MATERIAL FOR THIS EXERCISE
= = = =

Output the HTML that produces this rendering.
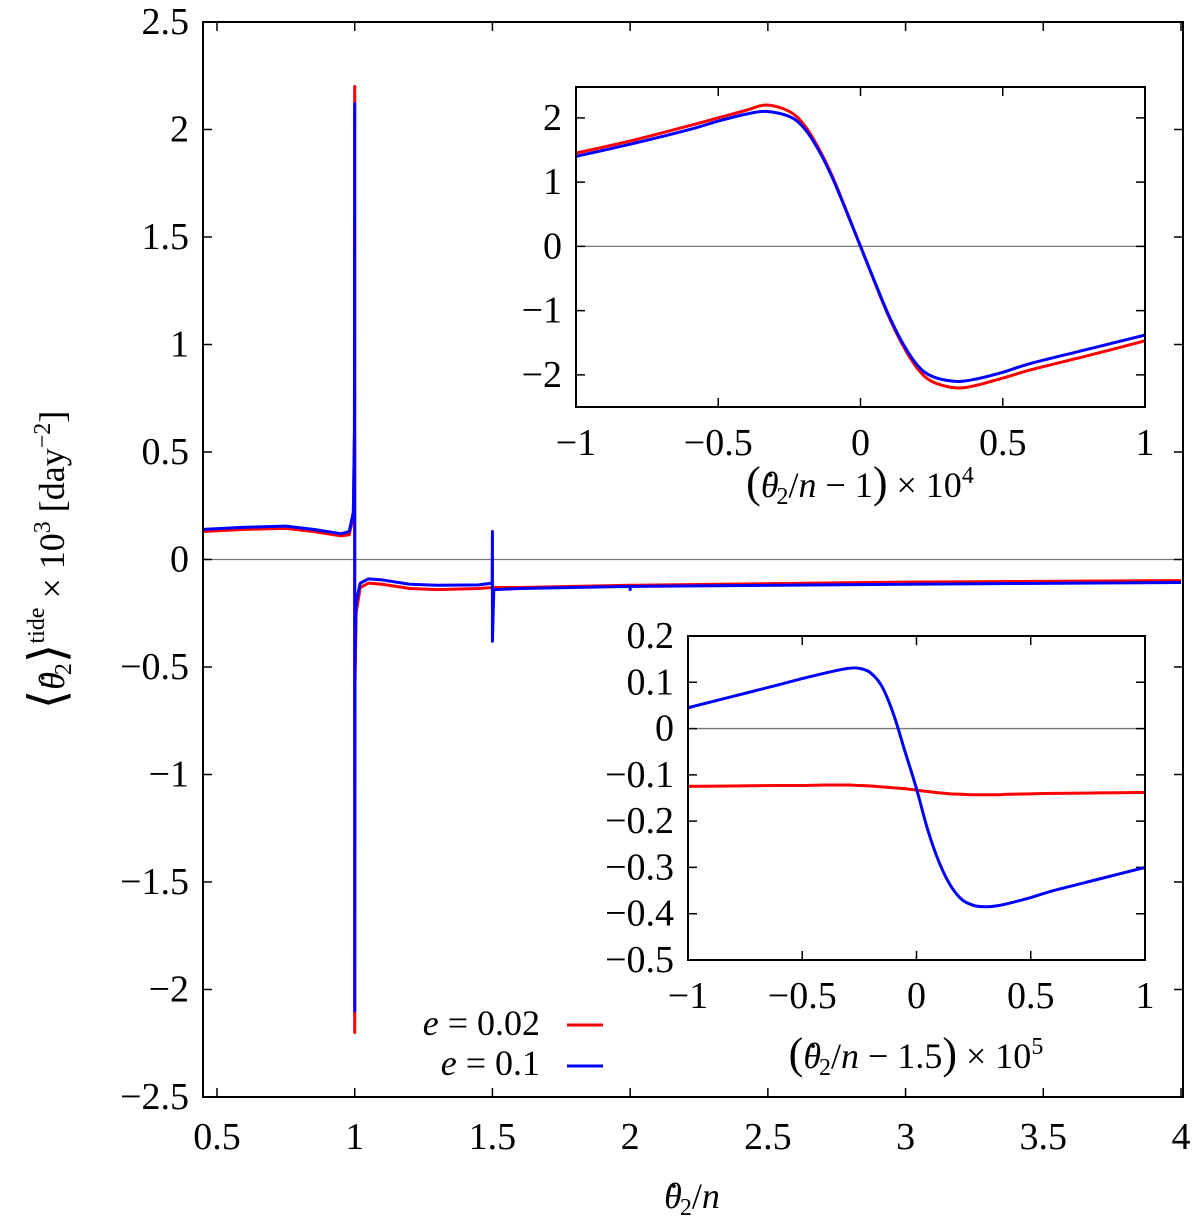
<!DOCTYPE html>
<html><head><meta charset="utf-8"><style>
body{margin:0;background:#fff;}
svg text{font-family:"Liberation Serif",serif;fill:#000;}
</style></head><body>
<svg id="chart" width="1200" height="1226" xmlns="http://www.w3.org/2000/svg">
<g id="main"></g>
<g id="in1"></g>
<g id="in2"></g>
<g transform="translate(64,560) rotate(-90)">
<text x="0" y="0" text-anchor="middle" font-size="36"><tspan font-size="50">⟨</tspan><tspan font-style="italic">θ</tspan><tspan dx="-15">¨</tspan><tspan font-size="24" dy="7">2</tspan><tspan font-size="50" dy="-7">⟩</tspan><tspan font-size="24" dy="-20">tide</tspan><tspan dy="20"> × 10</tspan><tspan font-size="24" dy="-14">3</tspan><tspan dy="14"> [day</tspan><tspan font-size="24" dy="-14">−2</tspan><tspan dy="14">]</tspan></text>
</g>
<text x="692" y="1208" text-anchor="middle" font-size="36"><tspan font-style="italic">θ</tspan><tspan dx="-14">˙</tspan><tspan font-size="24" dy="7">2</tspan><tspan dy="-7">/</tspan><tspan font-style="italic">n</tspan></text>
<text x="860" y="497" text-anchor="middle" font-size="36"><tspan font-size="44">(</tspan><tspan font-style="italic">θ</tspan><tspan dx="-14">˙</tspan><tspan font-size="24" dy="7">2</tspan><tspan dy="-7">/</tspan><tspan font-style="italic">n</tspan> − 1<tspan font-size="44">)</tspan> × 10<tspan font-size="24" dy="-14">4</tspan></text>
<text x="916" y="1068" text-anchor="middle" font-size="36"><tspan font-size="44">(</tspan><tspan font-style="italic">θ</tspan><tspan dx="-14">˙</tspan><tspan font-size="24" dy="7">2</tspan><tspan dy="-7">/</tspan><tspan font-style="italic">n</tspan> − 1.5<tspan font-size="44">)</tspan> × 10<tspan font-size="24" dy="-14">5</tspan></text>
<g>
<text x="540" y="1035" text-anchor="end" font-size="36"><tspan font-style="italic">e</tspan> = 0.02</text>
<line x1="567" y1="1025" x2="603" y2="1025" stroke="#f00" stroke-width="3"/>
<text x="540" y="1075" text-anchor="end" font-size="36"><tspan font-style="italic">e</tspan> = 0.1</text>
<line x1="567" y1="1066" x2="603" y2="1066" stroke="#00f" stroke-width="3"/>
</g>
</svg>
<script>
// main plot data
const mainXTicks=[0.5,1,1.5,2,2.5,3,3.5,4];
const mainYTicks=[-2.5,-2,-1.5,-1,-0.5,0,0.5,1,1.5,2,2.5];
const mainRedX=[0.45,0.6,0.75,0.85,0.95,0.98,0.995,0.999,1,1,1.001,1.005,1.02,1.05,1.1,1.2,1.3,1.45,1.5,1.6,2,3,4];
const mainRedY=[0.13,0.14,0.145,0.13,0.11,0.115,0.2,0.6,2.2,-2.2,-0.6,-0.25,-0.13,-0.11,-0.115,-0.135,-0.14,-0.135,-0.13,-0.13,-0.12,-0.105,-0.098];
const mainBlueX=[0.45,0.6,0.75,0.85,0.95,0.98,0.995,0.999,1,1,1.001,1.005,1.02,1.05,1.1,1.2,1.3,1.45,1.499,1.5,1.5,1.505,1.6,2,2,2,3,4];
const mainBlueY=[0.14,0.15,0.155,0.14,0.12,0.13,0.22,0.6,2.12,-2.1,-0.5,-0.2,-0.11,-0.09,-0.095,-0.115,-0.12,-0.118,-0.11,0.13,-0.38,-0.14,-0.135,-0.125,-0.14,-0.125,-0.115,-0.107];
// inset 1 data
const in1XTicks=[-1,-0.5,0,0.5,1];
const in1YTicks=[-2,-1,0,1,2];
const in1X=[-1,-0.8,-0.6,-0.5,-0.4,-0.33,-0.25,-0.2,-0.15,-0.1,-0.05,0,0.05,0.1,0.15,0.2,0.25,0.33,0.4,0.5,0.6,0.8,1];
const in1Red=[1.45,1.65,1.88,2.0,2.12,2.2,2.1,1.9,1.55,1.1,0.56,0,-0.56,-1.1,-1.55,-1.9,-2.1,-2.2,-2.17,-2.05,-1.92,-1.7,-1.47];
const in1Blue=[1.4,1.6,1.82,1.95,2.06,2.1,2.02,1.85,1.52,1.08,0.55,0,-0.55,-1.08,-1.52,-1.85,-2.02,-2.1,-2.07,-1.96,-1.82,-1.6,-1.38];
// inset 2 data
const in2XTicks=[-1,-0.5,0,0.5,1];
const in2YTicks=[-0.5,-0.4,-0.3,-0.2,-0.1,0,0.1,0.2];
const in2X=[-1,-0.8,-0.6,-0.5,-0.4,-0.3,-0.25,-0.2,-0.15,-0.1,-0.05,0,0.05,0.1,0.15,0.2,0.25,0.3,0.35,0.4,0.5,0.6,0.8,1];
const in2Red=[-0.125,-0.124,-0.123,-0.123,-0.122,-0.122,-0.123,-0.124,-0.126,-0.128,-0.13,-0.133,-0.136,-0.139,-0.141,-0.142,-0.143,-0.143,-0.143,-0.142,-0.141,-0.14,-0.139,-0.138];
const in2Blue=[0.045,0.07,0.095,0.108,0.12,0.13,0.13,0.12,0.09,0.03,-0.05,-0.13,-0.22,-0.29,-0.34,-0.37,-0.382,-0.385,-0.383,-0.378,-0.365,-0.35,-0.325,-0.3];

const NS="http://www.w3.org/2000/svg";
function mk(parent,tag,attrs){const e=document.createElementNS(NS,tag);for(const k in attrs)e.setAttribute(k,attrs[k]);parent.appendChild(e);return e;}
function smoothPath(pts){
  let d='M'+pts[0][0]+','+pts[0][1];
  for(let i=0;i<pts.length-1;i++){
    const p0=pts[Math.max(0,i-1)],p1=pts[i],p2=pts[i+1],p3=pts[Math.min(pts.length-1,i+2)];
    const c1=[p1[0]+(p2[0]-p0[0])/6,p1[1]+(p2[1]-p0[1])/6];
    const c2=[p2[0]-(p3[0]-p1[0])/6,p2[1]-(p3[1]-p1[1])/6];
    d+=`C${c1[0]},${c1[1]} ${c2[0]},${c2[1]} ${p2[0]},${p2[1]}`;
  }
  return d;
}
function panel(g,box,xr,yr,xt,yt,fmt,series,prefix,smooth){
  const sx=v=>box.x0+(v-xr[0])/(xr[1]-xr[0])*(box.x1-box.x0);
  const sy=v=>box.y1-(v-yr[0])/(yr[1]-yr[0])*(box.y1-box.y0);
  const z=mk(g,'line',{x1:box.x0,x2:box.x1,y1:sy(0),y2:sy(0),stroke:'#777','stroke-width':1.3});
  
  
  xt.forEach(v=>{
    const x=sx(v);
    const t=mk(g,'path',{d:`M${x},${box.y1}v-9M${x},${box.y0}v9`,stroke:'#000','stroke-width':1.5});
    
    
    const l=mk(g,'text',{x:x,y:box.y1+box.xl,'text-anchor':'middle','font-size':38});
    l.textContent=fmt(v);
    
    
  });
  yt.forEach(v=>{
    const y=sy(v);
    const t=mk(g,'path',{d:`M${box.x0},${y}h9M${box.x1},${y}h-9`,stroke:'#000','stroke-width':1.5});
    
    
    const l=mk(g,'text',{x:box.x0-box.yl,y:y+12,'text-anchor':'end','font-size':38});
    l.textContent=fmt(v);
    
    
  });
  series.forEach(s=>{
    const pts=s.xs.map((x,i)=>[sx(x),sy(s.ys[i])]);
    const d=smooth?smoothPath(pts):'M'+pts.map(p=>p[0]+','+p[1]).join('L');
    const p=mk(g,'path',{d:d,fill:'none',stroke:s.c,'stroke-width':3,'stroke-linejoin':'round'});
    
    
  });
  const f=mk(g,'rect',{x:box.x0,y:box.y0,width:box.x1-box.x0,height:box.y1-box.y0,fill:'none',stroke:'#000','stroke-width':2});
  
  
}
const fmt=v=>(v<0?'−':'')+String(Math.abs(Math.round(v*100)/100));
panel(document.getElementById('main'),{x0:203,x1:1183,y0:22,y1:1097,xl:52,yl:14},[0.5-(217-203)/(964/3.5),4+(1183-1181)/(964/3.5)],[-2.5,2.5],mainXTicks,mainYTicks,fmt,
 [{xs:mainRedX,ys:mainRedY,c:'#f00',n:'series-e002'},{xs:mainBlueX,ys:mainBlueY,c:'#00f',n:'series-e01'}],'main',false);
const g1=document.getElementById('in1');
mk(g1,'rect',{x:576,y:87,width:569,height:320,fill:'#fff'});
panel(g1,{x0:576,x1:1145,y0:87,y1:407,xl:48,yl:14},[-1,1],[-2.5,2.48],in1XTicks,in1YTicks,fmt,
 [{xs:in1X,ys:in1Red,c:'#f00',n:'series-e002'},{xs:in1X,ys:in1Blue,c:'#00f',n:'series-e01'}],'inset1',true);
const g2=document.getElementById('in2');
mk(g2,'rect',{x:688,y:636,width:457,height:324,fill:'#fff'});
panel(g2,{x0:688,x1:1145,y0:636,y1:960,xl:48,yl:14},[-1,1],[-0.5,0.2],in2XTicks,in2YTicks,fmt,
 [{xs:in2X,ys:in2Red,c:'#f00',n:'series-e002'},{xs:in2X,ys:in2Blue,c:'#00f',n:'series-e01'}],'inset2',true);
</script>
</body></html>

= = = =

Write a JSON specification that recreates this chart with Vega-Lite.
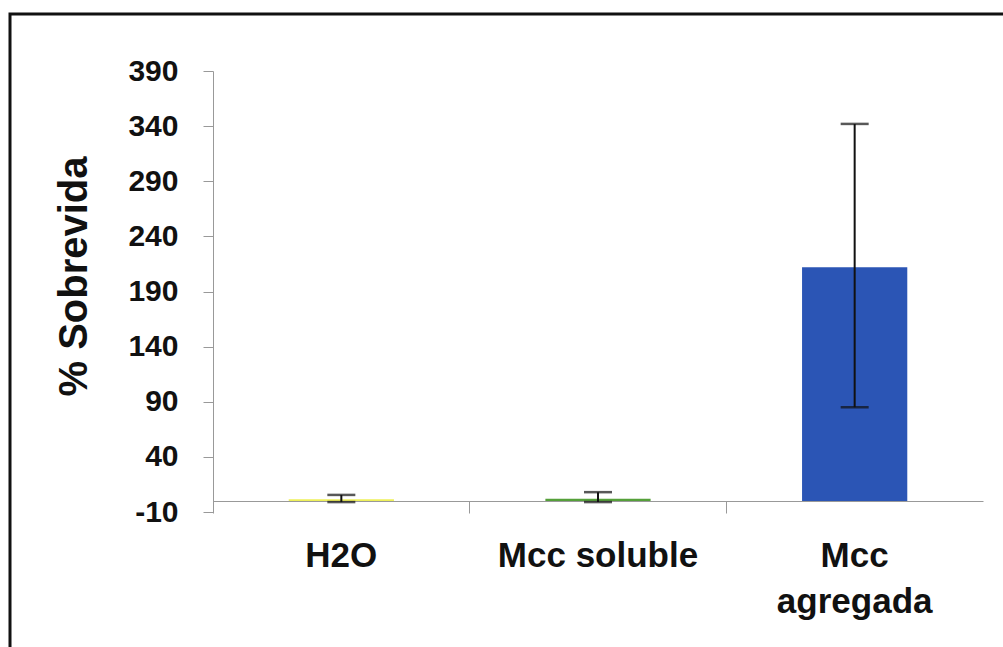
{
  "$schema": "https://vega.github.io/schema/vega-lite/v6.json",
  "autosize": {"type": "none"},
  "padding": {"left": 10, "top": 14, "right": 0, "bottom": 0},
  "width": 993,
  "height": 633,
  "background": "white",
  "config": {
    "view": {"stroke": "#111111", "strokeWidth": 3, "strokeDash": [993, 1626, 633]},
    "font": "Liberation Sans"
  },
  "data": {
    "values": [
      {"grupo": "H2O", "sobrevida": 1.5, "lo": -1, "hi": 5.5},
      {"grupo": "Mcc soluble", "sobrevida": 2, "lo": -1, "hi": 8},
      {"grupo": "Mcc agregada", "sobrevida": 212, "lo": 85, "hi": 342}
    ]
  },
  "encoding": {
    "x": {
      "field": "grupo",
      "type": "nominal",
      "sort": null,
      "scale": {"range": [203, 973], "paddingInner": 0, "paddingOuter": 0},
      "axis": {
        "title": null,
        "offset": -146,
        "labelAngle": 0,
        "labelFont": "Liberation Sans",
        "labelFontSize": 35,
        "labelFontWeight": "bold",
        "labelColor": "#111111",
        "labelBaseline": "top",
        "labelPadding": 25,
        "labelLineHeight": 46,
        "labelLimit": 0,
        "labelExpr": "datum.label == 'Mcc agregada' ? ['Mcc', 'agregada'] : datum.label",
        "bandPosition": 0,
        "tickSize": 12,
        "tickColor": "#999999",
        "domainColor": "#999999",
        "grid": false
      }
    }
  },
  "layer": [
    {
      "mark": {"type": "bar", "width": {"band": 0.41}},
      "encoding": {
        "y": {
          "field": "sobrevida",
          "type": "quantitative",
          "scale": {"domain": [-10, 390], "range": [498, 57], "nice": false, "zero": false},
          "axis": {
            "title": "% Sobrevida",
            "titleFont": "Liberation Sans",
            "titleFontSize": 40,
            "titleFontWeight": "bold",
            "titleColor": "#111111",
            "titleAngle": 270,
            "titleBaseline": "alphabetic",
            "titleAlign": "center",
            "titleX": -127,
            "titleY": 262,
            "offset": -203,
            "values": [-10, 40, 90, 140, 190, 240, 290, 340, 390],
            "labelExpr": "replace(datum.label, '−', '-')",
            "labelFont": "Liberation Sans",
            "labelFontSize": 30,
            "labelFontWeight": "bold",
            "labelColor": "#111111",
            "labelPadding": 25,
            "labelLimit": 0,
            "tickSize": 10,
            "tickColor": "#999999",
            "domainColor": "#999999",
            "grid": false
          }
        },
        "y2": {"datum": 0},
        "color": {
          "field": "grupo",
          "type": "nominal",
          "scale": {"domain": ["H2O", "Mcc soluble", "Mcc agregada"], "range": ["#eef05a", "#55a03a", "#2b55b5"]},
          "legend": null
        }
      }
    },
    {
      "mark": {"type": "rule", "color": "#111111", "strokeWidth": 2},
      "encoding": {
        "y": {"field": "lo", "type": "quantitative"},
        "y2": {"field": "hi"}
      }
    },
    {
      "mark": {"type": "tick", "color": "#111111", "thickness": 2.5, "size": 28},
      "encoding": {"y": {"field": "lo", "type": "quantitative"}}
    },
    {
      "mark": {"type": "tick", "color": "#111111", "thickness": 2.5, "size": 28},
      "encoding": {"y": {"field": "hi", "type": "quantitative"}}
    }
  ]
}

= = = =

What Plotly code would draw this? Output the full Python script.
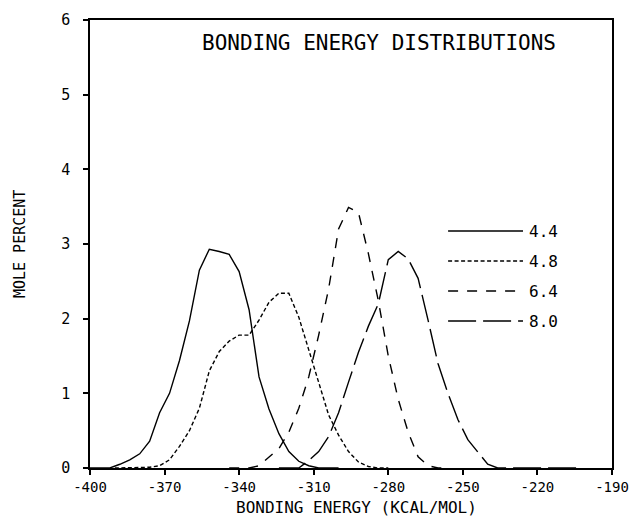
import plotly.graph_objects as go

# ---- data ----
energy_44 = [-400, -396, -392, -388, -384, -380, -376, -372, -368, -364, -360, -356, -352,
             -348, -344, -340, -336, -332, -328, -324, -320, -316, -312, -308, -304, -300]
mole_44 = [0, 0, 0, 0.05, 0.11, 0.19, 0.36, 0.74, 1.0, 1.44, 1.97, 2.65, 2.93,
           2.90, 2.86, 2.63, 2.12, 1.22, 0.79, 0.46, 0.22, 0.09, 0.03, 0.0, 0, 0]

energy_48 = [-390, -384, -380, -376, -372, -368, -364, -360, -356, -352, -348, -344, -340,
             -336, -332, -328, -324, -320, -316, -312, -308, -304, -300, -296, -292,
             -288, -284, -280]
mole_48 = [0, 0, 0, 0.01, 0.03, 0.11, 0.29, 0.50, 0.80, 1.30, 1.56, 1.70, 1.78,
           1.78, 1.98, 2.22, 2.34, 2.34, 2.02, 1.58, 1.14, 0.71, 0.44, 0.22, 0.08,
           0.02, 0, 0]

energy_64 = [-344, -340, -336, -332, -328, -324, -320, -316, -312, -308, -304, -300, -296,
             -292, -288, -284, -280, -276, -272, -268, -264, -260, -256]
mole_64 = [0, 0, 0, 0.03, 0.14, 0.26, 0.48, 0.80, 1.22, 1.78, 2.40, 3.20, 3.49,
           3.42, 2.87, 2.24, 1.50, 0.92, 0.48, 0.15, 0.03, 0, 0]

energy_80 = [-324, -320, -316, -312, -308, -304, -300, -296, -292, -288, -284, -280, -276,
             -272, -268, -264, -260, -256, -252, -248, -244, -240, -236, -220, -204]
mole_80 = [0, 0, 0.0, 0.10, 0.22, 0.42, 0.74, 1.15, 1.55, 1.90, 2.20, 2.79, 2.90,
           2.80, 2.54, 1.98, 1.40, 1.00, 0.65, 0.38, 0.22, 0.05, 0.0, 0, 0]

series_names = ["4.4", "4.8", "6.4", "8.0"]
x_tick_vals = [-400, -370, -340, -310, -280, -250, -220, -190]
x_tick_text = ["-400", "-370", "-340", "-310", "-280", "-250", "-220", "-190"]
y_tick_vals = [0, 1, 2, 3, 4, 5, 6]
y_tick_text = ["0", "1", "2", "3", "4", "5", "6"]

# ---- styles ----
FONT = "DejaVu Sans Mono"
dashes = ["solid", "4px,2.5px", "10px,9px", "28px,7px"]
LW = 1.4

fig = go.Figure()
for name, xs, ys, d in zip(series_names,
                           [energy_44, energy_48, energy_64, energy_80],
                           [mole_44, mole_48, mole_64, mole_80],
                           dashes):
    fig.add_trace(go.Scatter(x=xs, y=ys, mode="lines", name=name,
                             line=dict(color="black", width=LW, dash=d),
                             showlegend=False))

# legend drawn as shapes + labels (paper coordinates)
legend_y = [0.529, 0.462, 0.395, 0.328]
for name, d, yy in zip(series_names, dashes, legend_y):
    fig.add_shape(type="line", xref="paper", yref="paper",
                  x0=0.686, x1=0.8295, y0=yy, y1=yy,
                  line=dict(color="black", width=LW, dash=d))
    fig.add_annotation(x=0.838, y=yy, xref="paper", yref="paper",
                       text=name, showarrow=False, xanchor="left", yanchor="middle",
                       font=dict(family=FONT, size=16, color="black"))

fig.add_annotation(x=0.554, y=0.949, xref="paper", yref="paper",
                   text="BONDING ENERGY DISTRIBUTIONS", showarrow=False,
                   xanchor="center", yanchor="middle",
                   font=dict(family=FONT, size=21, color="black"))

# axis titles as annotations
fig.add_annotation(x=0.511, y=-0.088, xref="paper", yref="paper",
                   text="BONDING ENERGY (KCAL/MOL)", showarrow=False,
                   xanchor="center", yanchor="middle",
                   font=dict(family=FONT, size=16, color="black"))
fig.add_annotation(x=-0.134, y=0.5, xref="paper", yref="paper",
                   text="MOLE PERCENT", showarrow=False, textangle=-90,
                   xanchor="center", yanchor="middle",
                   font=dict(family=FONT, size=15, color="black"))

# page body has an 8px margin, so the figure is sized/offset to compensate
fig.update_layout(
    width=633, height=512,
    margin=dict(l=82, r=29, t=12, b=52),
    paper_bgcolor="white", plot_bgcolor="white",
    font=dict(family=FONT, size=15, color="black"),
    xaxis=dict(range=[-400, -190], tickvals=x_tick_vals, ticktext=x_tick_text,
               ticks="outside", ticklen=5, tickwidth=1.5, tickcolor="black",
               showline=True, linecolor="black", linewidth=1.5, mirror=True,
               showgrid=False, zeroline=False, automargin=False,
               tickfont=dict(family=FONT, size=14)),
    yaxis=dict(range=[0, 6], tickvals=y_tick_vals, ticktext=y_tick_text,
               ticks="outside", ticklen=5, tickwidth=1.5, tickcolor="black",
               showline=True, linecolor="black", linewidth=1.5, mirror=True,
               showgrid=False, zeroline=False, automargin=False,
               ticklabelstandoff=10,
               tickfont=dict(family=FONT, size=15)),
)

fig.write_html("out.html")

= = = =

WHAT TO DO
Start at the line that contains "What Plotly code", stop at the line that contains "0.05, 0.0, 0, 0]", and reproduce each line in that stretch exactly. Pictures are excluded.

TASK ANSWER
What Plotly code would draw this? Output the full Python script.
import plotly.graph_objects as go

# ---- data ----
energy_44 = [-400, -396, -392, -388, -384, -380, -376, -372, -368, -364, -360, -356, -352,
             -348, -344, -340, -336, -332, -328, -324, -320, -316, -312, -308, -304, -300]
mole_44 = [0, 0, 0, 0.05, 0.11, 0.19, 0.36, 0.74, 1.0, 1.44, 1.97, 2.65, 2.93,
           2.90, 2.86, 2.63, 2.12, 1.22, 0.79, 0.46, 0.22, 0.09, 0.03, 0.0, 0, 0]

energy_48 = [-390, -384, -380, -376, -372, -368, -364, -360, -356, -352, -348, -344, -340,
             -336, -332, -328, -324, -320, -316, -312, -308, -304, -300, -296, -292,
             -288, -284, -280]
mole_48 = [0, 0, 0, 0.01, 0.03, 0.11, 0.29, 0.50, 0.80, 1.30, 1.56, 1.70, 1.78,
           1.78, 1.98, 2.22, 2.34, 2.34, 2.02, 1.58, 1.14, 0.71, 0.44, 0.22, 0.08,
           0.02, 0, 0]

energy_64 = [-344, -340, -336, -332, -328, -324, -320, -316, -312, -308, -304, -300, -296,
             -292, -288, -284, -280, -276, -272, -268, -264, -260, -256]
mole_64 = [0, 0, 0, 0.03, 0.14, 0.26, 0.48, 0.80, 1.22, 1.78, 2.40, 3.20, 3.49,
           3.42, 2.87, 2.24, 1.50, 0.92, 0.48, 0.15, 0.03, 0, 0]

energy_80 = [-324, -320, -316, -312, -308, -304, -300, -296, -292, -288, -284, -280, -276,
             -272, -268, -264, -260, -256, -252, -248, -244, -240, -236, -220, -204]
mole_80 = [0, 0, 0.0, 0.10, 0.22, 0.42, 0.74, 1.15, 1.55, 1.90, 2.20, 2.79, 2.90,
           2.80, 2.54, 1.98, 1.40, 1.00, 0.65, 0.38, 0.22, 0.05, 0.0, 0, 0]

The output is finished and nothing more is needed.